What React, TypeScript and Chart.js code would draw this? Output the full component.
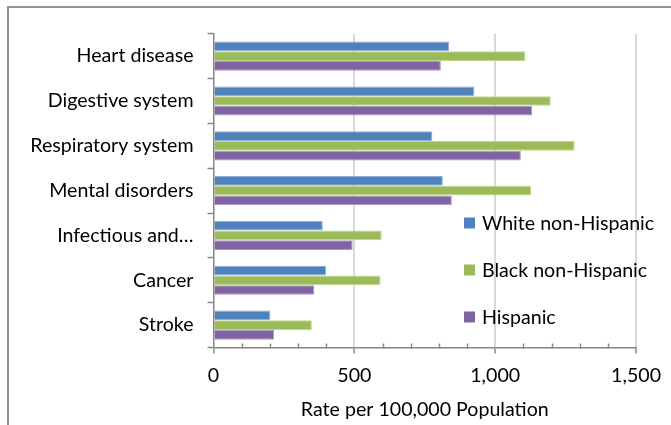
import React, { useEffect, useRef } from "react";
import { Chart, registerables } from "chart.js";

Chart.register(...registerables);

const categories = [
  "Heart disease",
  "Digestive system",
  "Respiratory system",
  "Mental disorders",
  "Infectious and…",
  "Cancer",
  "Stroke",
];
const whiteNonHispanic = [836, 926, 777, 814, 388, 400, 202];
const blackNonHispanic = [1107, 1197, 1282, 1127, 597, 593, 349];
const hispanic = [807, 1131, 1091, 846, 494, 358, 215];
const seriesNames = ["White non-Hispanic", "Black non-Hispanic", "Hispanic"];
const xTicks = [0, 500, 1000, 1500];
const minorStep = 100;
const axisTitle = "Rate per 100,000 Population";

const FONT = "Lato";
const FS = 19.6;
const AXIS_GRAY = "#868686";

const overlayPlugin = {
  id: "overlay",
  afterDraw(chart: any) {
    const ctx = chart.ctx;
    const xs = chart.scales.x;
    const area = chart.chartArea;
    ctx.save();
    ctx.strokeStyle = AXIS_GRAY;
    ctx.lineWidth = 1.5;
    for (let v = minorStep; v < xs.max; v += minorStep) {
      if (v % 500 === 0) continue;
      const px = Math.round(xs.getPixelForValue(v)) + 0.5;
      ctx.beginPath();
      ctx.moveTo(px, area.bottom - 4);
      ctx.lineTo(px, area.bottom + 1);
      ctx.stroke();
    }
    const lx = 455;
    const ys = [215, 262, 309];
    ctx.font = `${FS}px ${FONT}`;
    ctx.textBaseline = "middle";
    ctx.textAlign = "left";
    chart.data.datasets.forEach((ds: any, i: number) => {
      ctx.fillStyle = ds.backgroundColor;
      ctx.fillRect(lx, ys[i] - 5.5, 11, 11);
      ctx.fillStyle = "#000";
      ctx.fillText(seriesNames[i], lx + 18, ys[i] + 1);
    });
    ctx.restore();
  },
};

export default function App() {
  const ref = useRef<HTMLCanvasElement>(null);
  useEffect(() => {
    if (!ref.current) return;
    const chart = new Chart(ref.current, {
      type: "bar",
      data: {
        labels: categories,
        datasets: [
          {
            label: seriesNames[0],
            data: whiteNonHispanic,
            backgroundColor: "#4F81BD",
            borderColor: "#8fb0da",
            borderWidth: 1,
          },
          {
            label: seriesNames[1],
            data: blackNonHispanic,
            backgroundColor: "#9BBB59",
            borderColor: "#bfd68f",
            borderWidth: 1,
          },
          {
            label: seriesNames[2],
            data: hispanic,
            backgroundColor: "#8064A2",
            borderColor: "#ab97c6",
            borderWidth: 1,
          },
        ],
      },
      options: {
        indexAxis: "y",
        responsive: false,
        animation: false,
        datasets: { bar: { categoryPercentage: 0.65, barPercentage: 1 } },
        layout: { padding: { top: 23.7, right: 33.5, left: 0, bottom: 0 } },
        plugins: { legend: { display: false }, tooltip: { enabled: false } },
        scales: {
          x: {
            type: "linear",
            min: 0,
            max: 1500,
            afterBuildTicks: (s: any) => {
              s.ticks = xTicks.map((v) => ({ value: v }));
            },
            afterFit: (s: any) => {
              s.height = 77.5;
            },
            ticks: {
              color: "#000",
              font: { family: FONT, size: FS },
              padding: 10,
              callback: (v: any) => Number(v).toLocaleString("en-US"),
            },
            grid: {
              color: (c: any) => (c.tick && c.tick.value === 0 ? "rgba(0,0,0,0)" : "#d9d9d9"),
              lineWidth: 2,
              tickColor: AXIS_GRAY,
              tickLength: 6,
              tickWidth: 1.5,
            },
            border: { color: AXIS_GRAY, width: 1.5 },
            title: {
              display: true,
              text: axisTitle,
              color: "#000",
              font: { family: FONT, size: FS },
              padding: { top: 0, bottom: 4 },
            },
          },
          y: {
            afterFit: (s: any) => {
              s.width = 204.5;
            },
            ticks: {
              color: "#000",
              font: { family: FONT, size: FS },
              padding: 14,
              autoSkip: false,
            },
            grid: {
              drawOnChartArea: false,
              offset: true,
              tickColor: AXIS_GRAY,
              tickLength: 6,
              tickWidth: 1.5,
            },
            border: { color: AXIS_GRAY, width: 1.5 },
          },
        },
      },
      plugins: [overlayPlugin],
    } as any);
    return () => chart.destroy();
  }, []);

  return (
    <div
      style={{
        position: "absolute",
        left: 7,
        top: 6,
        width: 664,
        height: 419,
        overflow: "hidden",
      }}
    >
      <div
        style={{
          borderTop: "2px solid #939393",
          borderLeft: "2px solid #939393",
          width: 700,
          height: 500,
          boxSizing: "border-box",
        }}
      >
        <canvas ref={ref} width={662} height={417} style={{ display: "block" }} />
      </div>
    </div>
  );
}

────────────────────────────────────────

▸ Set exercise
Every line from the start of the listing above through the line with "Chart.register(...registerables);" should be repeated exactly; skip the pictures and add nothing else.

▸ Correct answer
What React, TypeScript and Chart.js code would draw this? Output the full component.
import React, { useEffect, useRef } from "react";
import { Chart, registerables } from "chart.js";

Chart.register(...registerables);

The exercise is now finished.